**TASK DIRECTIONS:** Find and copy every line in the records that includes the string "this".

**Code that draws figures:**

— BEGIN —

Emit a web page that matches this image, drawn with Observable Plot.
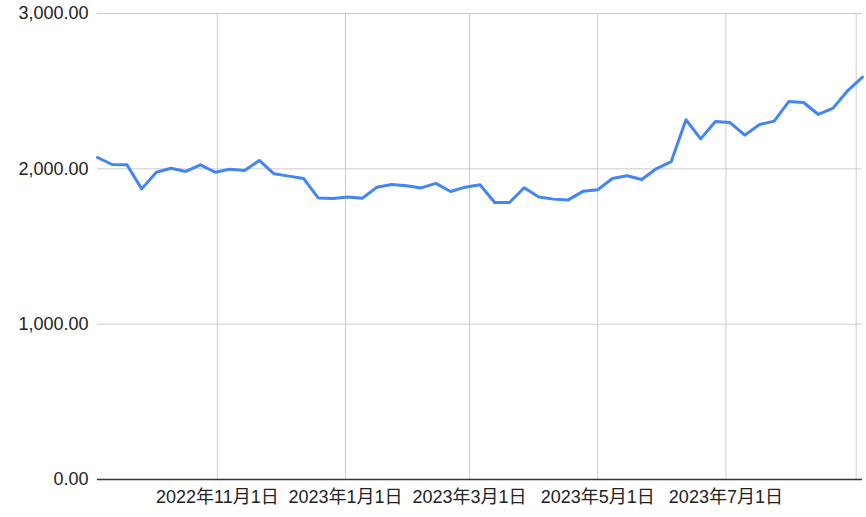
<!DOCTYPE html>
<html>
<head>
<meta charset="utf-8">
<script src="https://cdn.jsdelivr.net/npm/d3@7"></script>
<script src="https://cdn.jsdelivr.net/npm/@observablehq/plot@0.6"></script>
<style>
body { margin: 0; background: #fff; }
</style>
</head>
<body>
<div id="chart"></div>
<script>
const dates = [
  "2022-09-05","2022-09-12","2022-09-19","2022-09-26","2022-10-03","2022-10-10","2022-10-17","2022-10-24","2022-10-31",
  "2022-11-07","2022-11-14","2022-11-21","2022-11-28","2022-12-05","2022-12-12","2022-12-19","2022-12-26",
  "2023-01-02","2023-01-09","2023-01-16","2023-01-23","2023-01-30","2023-02-06","2023-02-13","2023-02-20","2023-02-27",
  "2023-03-06","2023-03-13","2023-03-20","2023-03-27","2023-04-03","2023-04-10","2023-04-17","2023-04-24",
  "2023-05-01","2023-05-08","2023-05-15","2023-05-22","2023-05-29","2023-06-05","2023-06-12","2023-06-19","2023-06-26",
  "2023-07-03","2023-07-10","2023-07-17","2023-07-24","2023-07-31","2023-08-07","2023-08-14","2023-08-21","2023-08-28",
  "2023-09-04"
];
const values = [
  2073, 2028, 2026, 1871, 1978, 2004, 1983, 2026, 1978, 1998,
  1989, 2054, 1968, 1953, 1938, 1813, 1809, 1818, 1811, 1882,
  1899, 1891, 1877, 1906, 1854, 1882, 1897, 1783, 1783, 1878,
  1818, 1805, 1800, 1855, 1865, 1938, 1955, 1931, 2002, 2047,
  2316, 2193, 2305, 2298, 2217, 2285, 2307, 2434, 2427, 2350,
  2391, 2504, 2590
];
const xGridDates = ["2022-11-01","2023-01-01","2023-03-01","2023-05-01","2023-07-01","2023-09-01"];
const xTickDates = ["2022-11-01","2023-01-01","2023-03-01","2023-05-01","2023-07-01"];
const yTicks = [0, 1000, 2000, 3000];

const data = dates.map((d, i) => ({date: new Date(d + "T00:00:00Z"), value: values[i]}));
const gridX = xGridDates.map(d => new Date(d + "T00:00:00Z"));
const tickX = xTickDates.map(d => new Date(d + "T00:00:00Z"));
const fmtDate = d => `${d.getUTCFullYear()}年${d.getUTCMonth() + 1}月${d.getUTCDate()}日`;

const chart = Plot.plot({
  width: 866,
  height: 517,
  marginLeft: 97,
  marginRight: 4,
  marginTop: 13,
  marginBottom: 38,
  style: {fontFamily: "'Liberation Sans', Arial, 'Noto Sans CJK JP', sans-serif", fontSize: "18px", color: "#222", background: "#fff"},
  x: {type: "utc", domain: [new Date("2022-09-05T00:00:00Z"), new Date("2023-09-04T00:00:00Z")]},
  y: {domain: [0, 3000]},
  marks: [
    Plot.gridY(yTicks.filter(v => v > 0), {stroke: "#cccccc", strokeOpacity: 1, strokeWidth: 1}),
    Plot.gridX(gridX, {stroke: "#cccccc", strokeOpacity: 1, strokeWidth: 1}),
    Plot.axisY(yTicks, {tickSize: 0, tickPadding: 9, tickFormat: d3.format(",.2f"), label: null, fontSize: 18}),
    Plot.axisX(tickX, {tickSize: 0, tickPadding: 11, tickFormat: fmtDate, label: null, fontSize: 18}),
    Plot.ruleY([0], {stroke: "#333333", strokeWidth: 1.5}),
    Plot.line(data, {x: "date", y: "value", stroke: "#4285F4", strokeWidth: 3, strokeLinejoin: "round"})
  ]
});
document.getElementById("chart").appendChild(chart);
</script>
</body>
</html>
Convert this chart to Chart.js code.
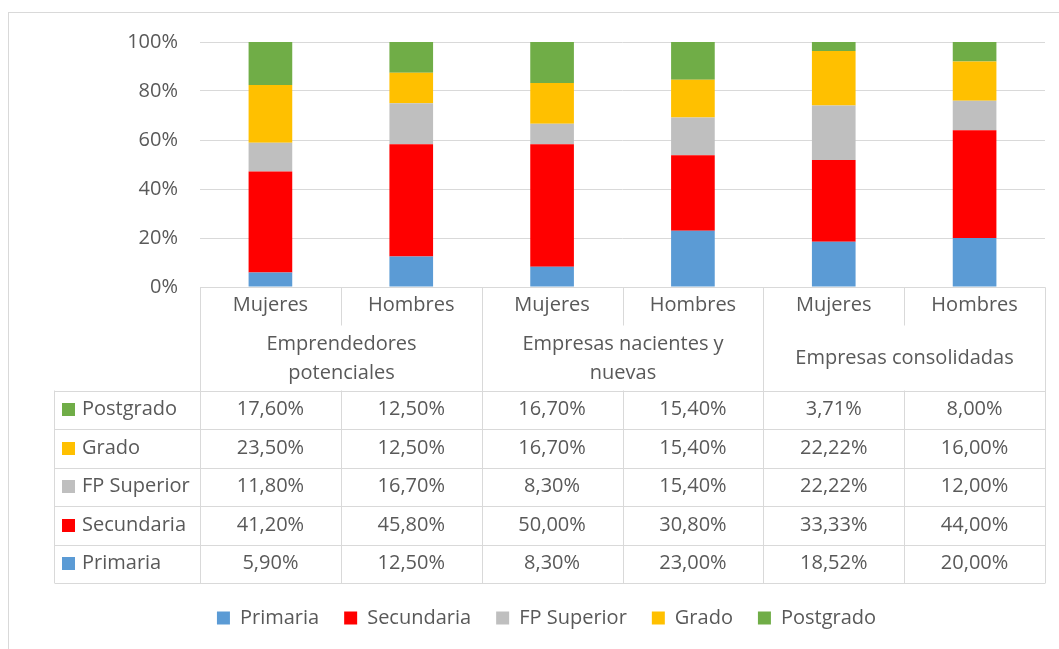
<!DOCTYPE html>
<html>
<head>
<meta charset="utf-8">
<script src="https://cdn.jsdelivr.net/npm/chart.js@4.4.1/dist/chart.umd.min.js"></script>
<style>
  html, body { margin: 0; padding: 0; background: #fff; }
  #wrap { width: 1059px; height: 649px; position: relative; }
</style>
</head>
<body>
<div id="wrap"><canvas id="chart"></canvas></div>
<script>
'use strict';

// chart data
let categories = ['Mujeres', 'Hombres', 'Mujeres', 'Hombres', 'Mujeres', 'Hombres'];
let groupLabels = [['Emprendedores', 'potenciales'], ['Empresas nacientes y', 'nuevas'], ['Empresas consolidadas']];
let seriesNames = ['Primaria', 'Secundaria', 'FP Superior', 'Grado', 'Postgrado'];
let primaria = [5.9, 12.5, 8.3, 23.0, 18.52, 20.0];
let secundaria = [41.2, 45.8, 50.0, 30.8, 33.33, 44.0];
let fpSuperior = [11.8, 16.7, 8.3, 15.4, 22.22, 12.0];
let grado = [23.5, 12.5, 16.7, 15.4, 22.22, 16.0];
let postgrado = [17.6, 12.5, 16.7, 15.4, 3.71, 8.0];
let yTicks = [0, 20, 40, 60, 80, 100];

let seriesValues = [primaria, secundaria, fpSuperior, grado, postgrado];
let seriesColors = ['#5b9bd5', '#ff0000', '#bfbfbf', '#ffc000', '#70ad47'];

let textColor = '#595959';
let lineColor = '#d9d9d9';
let fontFamily = '"Open Sans", Lato, sans-serif';
let fontSize = 20;

Chart.defaults.font.family = fontFamily;
Chart.defaults.font.size = fontSize;
Chart.defaults.color = textColor;

function formatPct(v) {
  return v.toFixed(2).replace('.', ',') + '%';
}

// draws the frame, the category rows and the data table under the bars
let tablePlugin = {
  id: 'dataTable',
  afterLayout(chart) {
    // the legend in the original sits a bit right of centre
    chart.legend.left += 19;
    chart.legend.right += 19;
  },
  beforeDraw(chart) {
    let ctx = chart.ctx;
    ctx.save();
    ctx.strokeStyle = lineColor;
    ctx.lineWidth = 1;
    ctx.strokeRect(8.5, 12.5, 1100, 700);
    ctx.restore();
  },
  afterDraw(chart) {
    let ctx = chart.ctx;
    let area = chart.chartArea;
    let xScale = chart.scales.x;
    let colW = (area.right - area.left) / categories.length;
    let edges = [];
    for (let i = 0; i <= categories.length; i++) {
      edges.push(Math.round(area.left + i * colW) + 0.5);
    }
    let top = Math.round(area.bottom) + 0.5;
    let catBottom = top + 38;
    let tableTop = top + 103;
    let rowH = 38.5;
    let tableBottom = tableTop + rowH * seriesNames.length;
    let tableLeft = 54.5;

    ctx.save();
    ctx.strokeStyle = lineColor;
    ctx.lineWidth = 1;
    ctx.beginPath();
    ctx.moveTo(area.left, top);
    ctx.lineTo(edges[edges.length - 1], top);
    for (let i = 0; i < edges.length; i++) {
      ctx.moveTo(edges[i], top);
      ctx.lineTo(edges[i], i % 2 === 0 ? tableBottom : catBottom);
      if (i % 2 === 1) {
        ctx.moveTo(edges[i], tableTop);
        ctx.lineTo(edges[i], tableBottom);
      }
    }
    for (let r = 0; r <= seriesNames.length; r++) {
      let y = Math.round(tableTop + r * rowH) + 0.5;
      ctx.moveTo(tableLeft, y);
      ctx.lineTo(edges[edges.length - 1], y);
    }
    ctx.moveTo(tableLeft, tableTop);
    ctx.lineTo(tableLeft, tableBottom);
    ctx.stroke();

    ctx.fillStyle = textColor;
    ctx.font = fontSize + 'px ' + fontFamily;
    ctx.textAlign = 'center';
    ctx.textBaseline = 'middle';
    for (let i = 0; i < categories.length; i++) {
      ctx.fillText(categories[i], xScale.getPixelForValue(i), top + 18);
    }
    for (let g = 0; g < groupLabels.length; g++) {
      let cx = (edges[g * 2] + edges[g * 2 + 2]) / 2;
      let lines = groupLabels[g];
      let mid = top + 71;
      for (let l = 0; l < lines.length; l++) {
        ctx.fillText(lines[l], cx, mid + (l - (lines.length - 1) / 2) * 29);
      }
    }

    // table rows, top row is the last series
    for (let r = 0; r < seriesNames.length; r++) {
      let s = seriesNames.length - 1 - r;
      let cy = tableTop + r * rowH + rowH / 2;
      ctx.fillStyle = seriesColors[s];
      ctx.fillRect(62, Math.round(cy - 6.5), 13, 13);
      ctx.fillStyle = textColor;
      ctx.textAlign = 'left';
      ctx.fillText(seriesNames[s], 82, cy);
      ctx.textAlign = 'center';
      for (let i = 0; i < categories.length; i++) {
        ctx.fillText(formatPct(seriesValues[s][i]), xScale.getPixelForValue(i), cy);
      }
    }
    ctx.restore();
  }
};

let datasets = [];
for (let s = 0; s < seriesNames.length; s++) {
  datasets.push({
    label: seriesNames[s],
    data: seriesValues[s],
    backgroundColor: seriesColors[s],
    borderWidth: 0,
    barPercentage: 0.31,
    categoryPercentage: 1
  });
}

let chart = new Chart(document.getElementById('chart').getContext('2d'), {
  type: 'bar',
  data: { labels: categories, datasets: datasets },
  plugins: [tablePlugin],
  options: {
    responsive: true,
    maintainAspectRatio: false,
    animation: false,
    layout: { padding: { left: 10, right: 14, top: 42, bottom: 11 } },
    plugins: {
      legend: {
        position: 'bottom',
        labels: { boxWidth: 13, boxHeight: 13, padding: 25, color: textColor, font: { size: fontSize } }
      },
      tooltip: { enabled: false }
    },
    scales: {
      x: {
        stacked: true,
        grid: { display: false },
        border: { display: false },
        ticks: { display: false },
        afterFit(scale) { scale.height = 296; }
      },
      y: {
        stacked: true,
        min: 0,
        max: 100,
        afterBuildTicks(scale) { scale.ticks = yTicks.map(v => ({ value: v })); },
        afterFit(scale) { scale.width = 190; },
        grid: { color: lineColor, drawTicks: false },
        border: { display: false },
        ticks: { padding: 22, color: textColor, callback: v => v + '%' }
      }
    }
  }
});
</script>
</body>
</html>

— END —

**WRITTEN SOLUTION:**
Emit a web page that matches this image, drawn with Observable Plot.
Convert this chart to Chart.js code.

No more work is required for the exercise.